>> START GIVEN MATERIAL

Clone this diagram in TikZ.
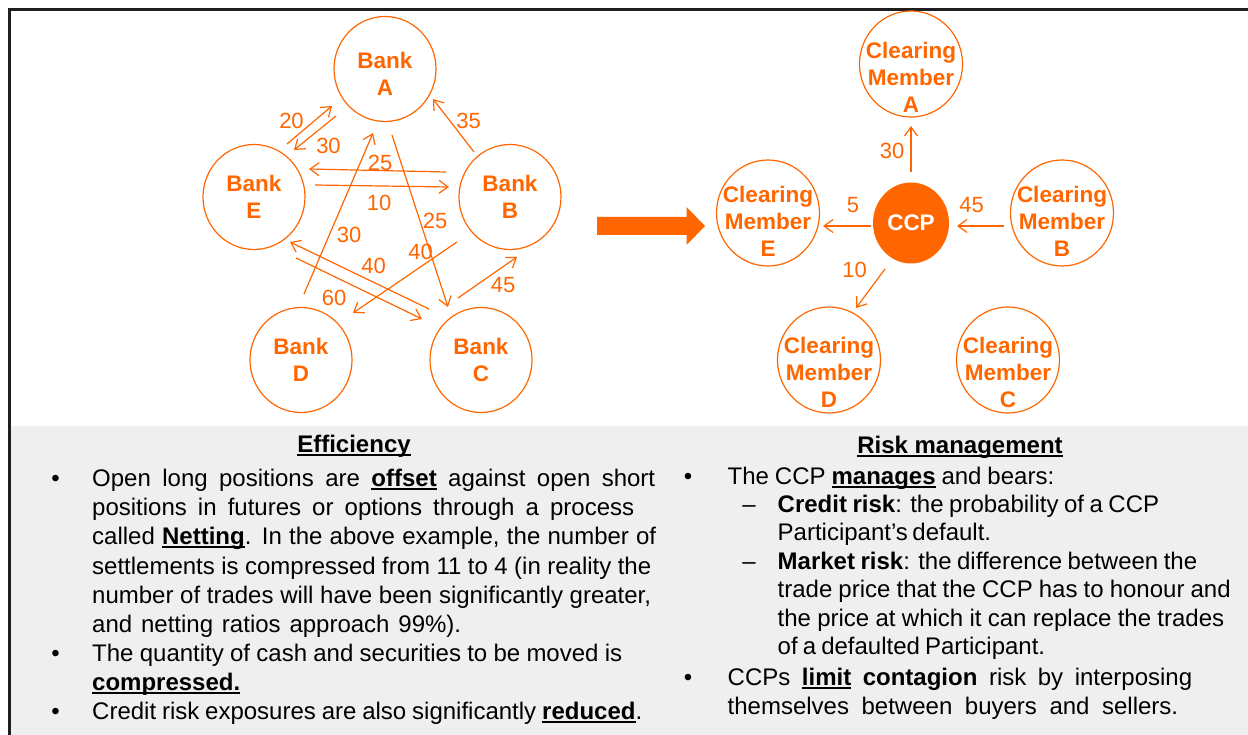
\documentclass[tikz,border=0pt]{standalone}
\usepackage{fontspec}
\setmainfont{Liberation Sans}
\usetikzlibrary{shapes.geometric,arrows.meta}
\definecolor{ora}{RGB}{255,102,0}
\definecolor{bggray}{RGB}{239,239,239}
\definecolor{framec}{RGB}{30,30,30}
\newcommand\ulx[1]{\leavevmode\setbox0\hbox{#1}\rlap{\rule[-4pt]{\wd0}{2pt}}\box0\relax}
\newcommand\lw[2]{\makebox[#1][s]{#2}}
\begin{document}
\begin{tikzpicture}[x=1pt,y=-1pt,
  bank/.style={ellipse,draw=ora,line width=1.2pt,minimum width=102pt,minimum height=105pt,inner sep=0pt},
  cmnode/.style={ellipse,draw=ora,line width=1.2pt,minimum width=103pt,minimum height=106pt,inner sep=0pt},
  ntext/.style={text=ora,font=\fontsize{22.5}{27}\selectfont\bfseries,align=center,inner sep=0pt},
  num/.style={text=ora,font=\fontsize{22}{26}\selectfont,inner sep=0pt},
  arr/.style={draw=ora,line width=1.2pt,-{Straight Barb[length=9pt,width=13pt]}},
  txl/.style={font=\fontsize{24}{29}\selectfont,inner sep=0pt,anchor=base west},
  hd/.style={font=\fontsize{24}{29}\selectfont\bfseries,inner sep=0pt,anchor=base},
  bul/.style={font=\fontsize{24}{29}\selectfont,inner sep=0pt,anchor=base}]
\useasboundingbox (0,0) rectangle (1248,735);
\fill[bggray] (11,426) rectangle (1248,735);
\draw[framec,line width=2.3pt] (9.5,735) -- (9.5,9.5) -- (1248,9.5);

% left network
\node[bank,label={[ntext,yshift=-4.5pt]center:Bank\\A}] (A) at (385,69) {};
\node[bank,label={[ntext]center:Bank\\E}] (E) at (254,197) {};
\node[bank,label={[ntext]center:Bank\\B}] (B) at (510,197) {};
\node[bank,label={[ntext]center:Bank\\D}] (D) at (301,360) {};
\node[bank,label={[ntext]center:Bank\\C}] (C) at (481,360) {};

\draw[arr] ([shift={(33,-53)}]E.center) -- ([shift={(-53,37)}]A.center);
\draw[arr] ([shift={(-49,47)}]A.center) -- ([shift={(40,-47)}]E.center);
\draw[arr] ([shift={(-36,-45)}]B.center) -- ([shift={(48,30)}]A.center);
\draw[arr] ([shift={(-64,-25)}]B.center) -- ([shift={(55,-28)}]E.center);
\draw[arr] ([shift={(61,-12)}]E.center) -- ([shift={(-61,-10)}]B.center);
\draw[arr] ([shift={(3,-66)}]D.center) -- ([shift={(-12,64)}]A.center);
\draw[arr] ([shift={(7,66)}]A.center) -- ([shift={(-33,-53)}]C.center);
\draw[arr] ([shift={(-53,45)}]B.center) -- ([shift={(52,-47)}]D.center);
\draw[arr] ([shift={(-52,-51)}]C.center) -- ([shift={(36,45)}]E.center);
\draw[arr] ([shift={(42,61)}]E.center) -- ([shift={(-59,-41)}]C.center);
\draw[arr] ([shift={(-23,-62)}]C.center) -- ([shift={(7,60)}]B.center);

\node[num] (n1) at (291.5,120.5) {20};
\node[num] (n2) at (328.5,146) {30};
\node[num] (n3) at (468.5,120.5) {35};
\node[num] (n4) at (380,163) {25};
\node[num] (n5) at (379,203) {10};
\node[num] (n6) at (349,234.5) {30};
\node[num] (n7) at (435,221) {25};
\node[num] (n8) at (420.5,252) {40};
\node[num] (n9) at (373.5,266) {40};
\node[num] (n10) at (334,298) {60};
\node[num] (n11) at (503,285) {45};

% big arrow
\fill[ora] (597,217) -- (686.5,217) -- (686.5,207) -- (705,226) -- (686.5,245) -- (686.5,235) -- (597,235) -- cycle;

% right network
\node[cmnode,label={[ntext,yshift=-13pt]center:Clearing\\Member\\A}] (CA) at (911,64) {};
\node[cmnode,label={[ntext,yshift=-8.5pt]center:Clearing\\Member\\E}] (CE) at (768,213) {};
\node[cmnode,label={[ntext,yshift=-8.5pt]center:Clearing\\Member\\B}] (CB) at (1062,213) {};
\node[cmnode,label={[ntext,yshift=-12pt]center:Clearing\\Member\\D}] (CD) at (829,360) {};
\node[cmnode,label={[ntext,yshift=-12pt]center:Clearing\\Member\\C}] (CC) at (1008,360) {};
\node[ellipse,fill=ora,minimum width=76pt,minimum height=81pt,inner sep=0pt,text=white,font=\fontsize{22.5}{27}\selectfont\bfseries] (CCP) at (911,223) {CCP};

\draw[arr] ([shift={(0,-51)}]CCP.center) -- ([shift={(0,62)}]CA.center);
\draw[arr] ([shift={(-40,3)}]CCP.center) -- ([shift={(55,13)}]CE.center);
\draw[arr] ([shift={(-58,13)}]CB.center) -- ([shift={(46,3)}]CCP.center);
\draw[arr] ([shift={(-26,46)}]CCP.center) -- ([shift={(27,-52)}]CD.center);

\node[num] (r1) at (892,151) {30};
\node[num] (r2) at (853,205) {5};
\node[num] (r3) at (971.5,205) {45};
\node[num] (r4) at (854.5,270) {10};

% left text
\node[hd] (effh) at (354,452) {\ulx{Efficiency}};
\node[bul] (lb1) at (55.5,486) {•};
\node[txl] (l1) at (92,486) {\lw{563pt}{Open long positions are \ulx{\textbf{offset}} against open short}};
\node[txl] (l2) at (92,515) {\lw{542pt}{positions in futures or options through a process}};
\node[txl] (l3) at (92,544) {\lw{564pt}{called \ulx{\textbf{Netting}}. In the above example, the number of}};
\node[txl] (l4) at (92,574) {\lw{559pt}{settlements is compressed from 11 to 4 (in reality the}};
\node[txl] (l5) at (92,603) {\lw{559pt}{number of trades will have been significantly greater,}};
\node[txl] (l6) at (92,632) {\lw{369pt}{and netting ratios approach 99\%).}};
\node[bul] (lb2) at (55.5,661) {•};
\node[txl] (l7) at (92,661) {\lw{530pt}{The quantity of cash and securities to be moved is}};
\node[txl] (l8) at (92,690) {\ulx{\textbf{compressed.}}};
\node[bul] (lb3) at (55.5,719) {•};
\node[txl] (l9) at (92,719) {\lw{550pt}{Credit risk exposures are also significantly \ulx{\textbf{reduced}}.}};

% right text
\node[hd] (riskh) at (960,453) {\ulx{Risk management}};
\node[bul] (rb1) at (688,484) {•};
\node[txl] (q1) at (727.5,484) {\lw{326.5pt}{The CCP \ulx{\textbf{manages}} and bears:}};
\node[bul] (rd1) at (749,512) {–};
\node[txl] (q2) at (777.5,512) {\lw{381.5pt}{\textbf{Credit risk}: the probability of a CCP}};
\node[txl] (q3) at (777.5,540) {\lw{212.5pt}{Participant’s default.}};
\node[bul] (rd2) at (749,569) {–};
\node[txl] (q4) at (777.5,569) {\lw{419.5pt}{\textbf{Market risk}: the difference between the}};
\node[txl] (q5) at (777.5,597) {\lw{453pt}{trade price that the CCP has to honour and}};
\node[txl] (q6) at (777.5,626) {\lw{446.5pt}{the price at which it can replace the trades}};
\node[txl] (q7) at (777.5,654) {\lw{267.5pt}{of a defaulted Participant.}};
\node[bul] (rb2) at (688,685) {•};
\node[txl] (q8) at (727.5,685) {\lw{464.5pt}{CCPs \ulx{\textbf{limit}} \textbf{contagion} risk by interposing}};
\node[txl] (q9) at (727.5,714) {\lw{450.5pt}{themselves between buyers and sellers.}};
\end{tikzpicture}
\end{document}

>> END GIVEN MATERIAL

* **WHAT YOU HAVE TO DO**
Give the data above again in full and unchanged, skipping the pictures.

* **CORRECT RESULT**
Clone this diagram in TikZ.
\documentclass[tikz,border=0pt]{standalone}
\usepackage{fontspec}
\setmainfont{Liberation Sans}
\usetikzlibrary{shapes.geometric,arrows.meta}
\definecolor{ora}{RGB}{255,102,0}
\definecolor{bggray}{RGB}{239,239,239}
\definecolor{framec}{RGB}{30,30,30}
\newcommand\ulx[1]{\leavevmode\setbox0\hbox{#1}\rlap{\rule[-4pt]{\wd0}{2pt}}\box0\relax}
\newcommand\lw[2]{\makebox[#1][s]{#2}}
\begin{document}
\begin{tikzpicture}[x=1pt,y=-1pt,
  bank/.style={ellipse,draw=ora,line width=1.2pt,minimum width=102pt,minimum height=105pt,inner sep=0pt},
  cmnode/.style={ellipse,draw=ora,line width=1.2pt,minimum width=103pt,minimum height=106pt,inner sep=0pt},
  ntext/.style={text=ora,font=\fontsize{22.5}{27}\selectfont\bfseries,align=center,inner sep=0pt},
  num/.style={text=ora,font=\fontsize{22}{26}\selectfont,inner sep=0pt},
  arr/.style={draw=ora,line width=1.2pt,-{Straight Barb[length=9pt,width=13pt]}},
  txl/.style={font=\fontsize{24}{29}\selectfont,inner sep=0pt,anchor=base west},
  hd/.style={font=\fontsize{24}{29}\selectfont\bfseries,inner sep=0pt,anchor=base},
  bul/.style={font=\fontsize{24}{29}\selectfont,inner sep=0pt,anchor=base}]
\useasboundingbox (0,0) rectangle (1248,735);
\fill[bggray] (11,426) rectangle (1248,735);
\draw[framec,line width=2.3pt] (9.5,735) -- (9.5,9.5) -- (1248,9.5);

% left network
\node[bank,label={[ntext,yshift=-4.5pt]center:Bank\\A}] (A) at (385,69) {};
\node[bank,label={[ntext]center:Bank\\E}] (E) at (254,197) {};
\node[bank,label={[ntext]center:Bank\\B}] (B) at (510,197) {};
\node[bank,label={[ntext]center:Bank\\D}] (D) at (301,360) {};
\node[bank,label={[ntext]center:Bank\\C}] (C) at (481,360) {};

\draw[arr] ([shift={(33,-53)}]E.center) -- ([shift={(-53,37)}]A.center);
\draw[arr] ([shift={(-49,47)}]A.center) -- ([shift={(40,-47)}]E.center);
\draw[arr] ([shift={(-36,-45)}]B.center) -- ([shift={(48,30)}]A.center);
\draw[arr] ([shift={(-64,-25)}]B.center) -- ([shift={(55,-28)}]E.center);
\draw[arr] ([shift={(61,-12)}]E.center) -- ([shift={(-61,-10)}]B.center);
\draw[arr] ([shift={(3,-66)}]D.center) -- ([shift={(-12,64)}]A.center);
\draw[arr] ([shift={(7,66)}]A.center) -- ([shift={(-33,-53)}]C.center);
\draw[arr] ([shift={(-53,45)}]B.center) -- ([shift={(52,-47)}]D.center);
\draw[arr] ([shift={(-52,-51)}]C.center) -- ([shift={(36,45)}]E.center);
\draw[arr] ([shift={(42,61)}]E.center) -- ([shift={(-59,-41)}]C.center);
\draw[arr] ([shift={(-23,-62)}]C.center) -- ([shift={(7,60)}]B.center);

\node[num] (n1) at (291.5,120.5) {20};
\node[num] (n2) at (328.5,146) {30};
\node[num] (n3) at (468.5,120.5) {35};
\node[num] (n4) at (380,163) {25};
\node[num] (n5) at (379,203) {10};
\node[num] (n6) at (349,234.5) {30};
\node[num] (n7) at (435,221) {25};
\node[num] (n8) at (420.5,252) {40};
\node[num] (n9) at (373.5,266) {40};
\node[num] (n10) at (334,298) {60};
\node[num] (n11) at (503,285) {45};

% big arrow
\fill[ora] (597,217) -- (686.5,217) -- (686.5,207) -- (705,226) -- (686.5,245) -- (686.5,235) -- (597,235) -- cycle;

% right network
\node[cmnode,label={[ntext,yshift=-13pt]center:Clearing\\Member\\A}] (CA) at (911,64) {};
\node[cmnode,label={[ntext,yshift=-8.5pt]center:Clearing\\Member\\E}] (CE) at (768,213) {};
\node[cmnode,label={[ntext,yshift=-8.5pt]center:Clearing\\Member\\B}] (CB) at (1062,213) {};
\node[cmnode,label={[ntext,yshift=-12pt]center:Clearing\\Member\\D}] (CD) at (829,360) {};
\node[cmnode,label={[ntext,yshift=-12pt]center:Clearing\\Member\\C}] (CC) at (1008,360) {};
\node[ellipse,fill=ora,minimum width=76pt,minimum height=81pt,inner sep=0pt,text=white,font=\fontsize{22.5}{27}\selectfont\bfseries] (CCP) at (911,223) {CCP};

\draw[arr] ([shift={(0,-51)}]CCP.center) -- ([shift={(0,62)}]CA.center);
\draw[arr] ([shift={(-40,3)}]CCP.center) -- ([shift={(55,13)}]CE.center);
\draw[arr] ([shift={(-58,13)}]CB.center) -- ([shift={(46,3)}]CCP.center);
\draw[arr] ([shift={(-26,46)}]CCP.center) -- ([shift={(27,-52)}]CD.center);

\node[num] (r1) at (892,151) {30};
\node[num] (r2) at (853,205) {5};
\node[num] (r3) at (971.5,205) {45};
\node[num] (r4) at (854.5,270) {10};

% left text
\node[hd] (effh) at (354,452) {\ulx{Efficiency}};
\node[bul] (lb1) at (55.5,486) {•};
\node[txl] (l1) at (92,486) {\lw{563pt}{Open long positions are \ulx{\textbf{offset}} against open short}};
\node[txl] (l2) at (92,515) {\lw{542pt}{positions in futures or options through a process}};
\node[txl] (l3) at (92,544) {\lw{564pt}{called \ulx{\textbf{Netting}}. In the above example, the number of}};
\node[txl] (l4) at (92,574) {\lw{559pt}{settlements is compressed from 11 to 4 (in reality the}};
\node[txl] (l5) at (92,603) {\lw{559pt}{number of trades will have been significantly greater,}};
\node[txl] (l6) at (92,632) {\lw{369pt}{and netting ratios approach 99\%).}};
\node[bul] (lb2) at (55.5,661) {•};
\node[txl] (l7) at (92,661) {\lw{530pt}{The quantity of cash and securities to be moved is}};
\node[txl] (l8) at (92,690) {\ulx{\textbf{compressed.}}};
\node[bul] (lb3) at (55.5,719) {•};
\node[txl] (l9) at (92,719) {\lw{550pt}{Credit risk exposures are also significantly \ulx{\textbf{reduced}}.}};

% right text
\node[hd] (riskh) at (960,453) {\ulx{Risk management}};
\node[bul] (rb1) at (688,484) {•};
\node[txl] (q1) at (727.5,484) {\lw{326.5pt}{The CCP \ulx{\textbf{manages}} and bears:}};
\node[bul] (rd1) at (749,512) {–};
\node[txl] (q2) at (777.5,512) {\lw{381.5pt}{\textbf{Credit risk}: the probability of a CCP}};
\node[txl] (q3) at (777.5,540) {\lw{212.5pt}{Participant’s default.}};
\node[bul] (rd2) at (749,569) {–};
\node[txl] (q4) at (777.5,569) {\lw{419.5pt}{\textbf{Market risk}: the difference between the}};
\node[txl] (q5) at (777.5,597) {\lw{453pt}{trade price that the CCP has to honour and}};
\node[txl] (q6) at (777.5,626) {\lw{446.5pt}{the price at which it can replace the trades}};
\node[txl] (q7) at (777.5,654) {\lw{267.5pt}{of a defaulted Participant.}};
\node[bul] (rb2) at (688,685) {•};
\node[txl] (q8) at (727.5,685) {\lw{464.5pt}{CCPs \ulx{\textbf{limit}} \textbf{contagion} risk by interposing}};
\node[txl] (q9) at (727.5,714) {\lw{450.5pt}{themselves between buyers and sellers.}};
\end{tikzpicture}
\end{document}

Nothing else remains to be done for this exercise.